Will Tax Reform Change Code Section 409A?
November 10, 2017
As we discussed earlier this week, (see Proposed Tax Bill Radically Alters Nonqualified Deferred Compensation and Executive Compensation), H.R. 1 – Tax Cuts and Jobs Act (the “Bill”), took aim at executive compensation. Of significance, the limited tax deferral opportunities under the proposed rules could effectively “kill” nonqualified deferred compensation plans. Apparently, the employer community blew up House Ways and Means Committee members’ telephone lines after the Bill was released, because a second amendment to the Bill was issued, and these new rules on nonqualified deferred compensation were deleted. Thus, the Bill in its current form leaves the tax treatment of nonqualified deferred compensation unchanged.

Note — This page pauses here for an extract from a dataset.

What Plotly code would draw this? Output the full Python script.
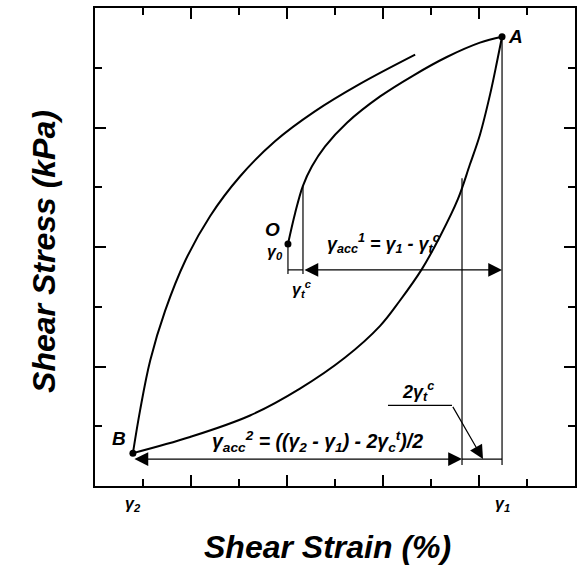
import plotly.graph_objects as go

# Loading branch from the initial state O up to the reversal point A
virgin_x = [4.02, 4.17, 4.33, 4.52, 4.79, 5.25, 5.94, 6.63, 7.33, 8.02, 8.48]
virgin_y = [4.05, 4.57, 5.02, 5.35, 5.68, 6.08, 6.52, 6.87, 7.18, 7.42, 7.52]

# Unloading branch from A down to B
unload_x = [8.48, 8.375, 8.23, 8.02, 7.81, 7.56, 7.19, 6.81, 6.35, 5.94, 5.21, 4.27, 3.23, 1.98, 0.79]
unload_y = [7.52, 7.10, 6.55, 5.88, 5.38, 4.80, 4.18, 3.63, 3.10, 2.68, 2.15, 1.63, 1.18, 0.82, 0.55]

# Reloading branch from B
reload_x = [0.79, 0.94, 1.15, 1.46, 1.88, 2.40, 3.02, 3.75, 4.58, 5.52, 6.67]
reload_y = [0.55, 1.27, 2.10, 2.93, 3.77, 4.52, 5.18, 5.77, 6.27, 6.73, 7.22]

# Named states
point_names = ["A", "O", "B"]
point_x = [8.48, 4.02, 0.79]
point_y = [7.52, 4.05, 0.55]

# Strain markers
gamma_tc = 4.333          # gamma_t^c
gamma_mid = 7.646         # gamma_1 - 2 gamma_t^c
arrow1_y = 3.617
arrow2_y = 0.45

strain_tick_text = ["γ<sub>2</sub>", "γ<sub>1</sub>"]
strain_tick_x = [point_x[2], point_x[0]]

FONT = "Liberation Sans, Arial, sans-serif"

fig = go.Figure()

curve = dict(color="black", width=2, shape="spline", smoothing=1.0)
for xs, ys in [(virgin_x, virgin_y), (unload_x, unload_y), (reload_x, reload_y)]:
    fig.add_trace(go.Scatter(x=xs, y=ys, mode="lines", line=curve,
                             hoverinfo="skip", showlegend=False))

# Construction lines
thin = dict(color="black", width=1.2)
segments = [
    ([point_x[0], point_x[0]], [point_y[0], 0.35]),
    ([gamma_mid, gamma_mid], [5.15, 0.35]),
    ([gamma_tc, gamma_tc], [5.02, 3.55]),
    ([point_x[1], point_x[1]], [point_y[1], 3.55]),
    ([point_x[1], gamma_tc], [arrow1_y, arrow1_y]),
    ([gamma_mid, point_x[0]], [arrow2_y, arrow2_y]),
    ([6.104, 7.4375], [1.35, 1.35]),
]
for xs, ys in segments:
    fig.add_trace(go.Scatter(x=xs, y=ys, mode="lines", line=thin,
                             hoverinfo="skip", showlegend=False))

fig.add_trace(go.Scatter(x=point_x, y=point_y, mode="markers",
                         marker=dict(color="black", size=7),
                         hoverinfo="skip", showlegend=False))

arrow_common = dict(xref="x", yref="y", axref="x", ayref="y", text="",
                    showarrow=True, arrowhead=2, arrowsize=2.3, arrowwidth=1.2,
                    arrowcolor="black", startarrowhead=2, startarrowsize=2.3,
                    standoff=0, startstandoff=0)
# gamma_acc^1 dimension arrow
fig.add_annotation(x=point_x[0], y=arrow1_y, ax=gamma_tc, ay=arrow1_y,
                   arrowside="end+start", **arrow_common)
# gamma_acc^2 dimension arrow
fig.add_annotation(x=gamma_mid, y=arrow2_y, ax=point_x[2], ay=arrow2_y,
                   arrowside="end+start", **arrow_common)
# leader for 2 gamma_t^c
fig.add_annotation(x=8.083, y=arrow2_y, ax=7.4375, ay=1.35,
                   arrowside="end", **arrow_common)

label_font = dict(family=FONT, color="black", weight="bold", style="italic")


def label(x, y, text, size):
    fig.add_annotation(x=x, y=y, xref="x", yref="y", text=text, showarrow=False,
                       xanchor="center", yanchor="middle",
                       font=dict(size=size, **label_font))


label(8.77, 7.52, "A", 19)
label(3.69, 4.30, "O", 19)
label(0.50, 0.80, "B", 19)
label(3.75, 3.90, "γ<sub>0</sub>", 16)
label(4.31, 3.30, "γ<sub>t</sub><sup>c</sup>", 16)
label(6.00, 4.06, "γ<sub>acc</sub><sup>1</sup> = γ<sub>1</sub> - γ<sub>t</sub><sup>c</sup>", 18)
label(4.64, 0.74, "γ<sub>acc</sub><sup>2</sup> = ((γ<sub>2</sub> - γ<sub>1</sub>) - 2γ<sub>c</sub><sup>t</sup>)/2", 19.5)
label(6.73, 1.58, "2γ<sub>t</sub><sup>c</sup>", 18)

for tx, tt in zip(strain_tick_x, strain_tick_text):
    fig.add_annotation(x=tx, y=0, xref="x", yref="paper", yanchor="top", yshift=-7,
                       text=tt, showarrow=False, font=dict(size=16, **label_font))

# Axis titles
fig.add_annotation(x=0.485, y=-0.127, xref="paper", yref="paper",
                   xanchor="center", yanchor="middle",
                   text="Shear Strain (%)", showarrow=False,
                   font=dict(size=32, **label_font))
fig.add_annotation(x=-0.106, y=0.49, xref="paper", yref="paper", textangle=-90,
                   xanchor="center", yanchor="middle",
                   text="Shear Stress (kPa)", showarrow=False,
                   font=dict(size=32, **label_font))

axis_common = dict(showgrid=False, zeroline=False, showticklabels=False,
                   showline=True, linecolor="black", linewidth=1.5, mirror="allticks",
                   ticks="inside", ticklen=11, tickwidth=1.5, tickcolor="black",
                   minor=dict(ticks="inside", ticklen=7, tickwidth=1.5,
                              tickcolor="black", dtick=1, tick0=0))
fig.update_xaxes(range=[0, 10], dtick=2, tick0=0, **axis_common)
fig.update_yaxes(range=[0, 8], dtick=2, tick0=0, **axis_common)

fig.update_layout(width=585, height=573, margin=dict(l=95, r=10, t=6, b=87),
                  plot_bgcolor="white", paper_bgcolor="white",
                  font=dict(family=FONT, color="black"))

fig.write_html("out.html")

Does that end the discussion? The answer is a big NO. The Senate has issued its version of tax reform, and it contains changes similar to the initial version of the House Bill. As noted in the Senate Committee on Finance Description of the Chairman’s Mark of the Bill, “any compensation deferred under a nonqualified deferred compensation plan is includible in the gross income of the service provider when there is no substantial risk of forfeiture of the service provider’s rights to such compensation.” This brings us back to where things stood earlier this week, and the discussion of these rules in our article continues to be accurate (at least for today).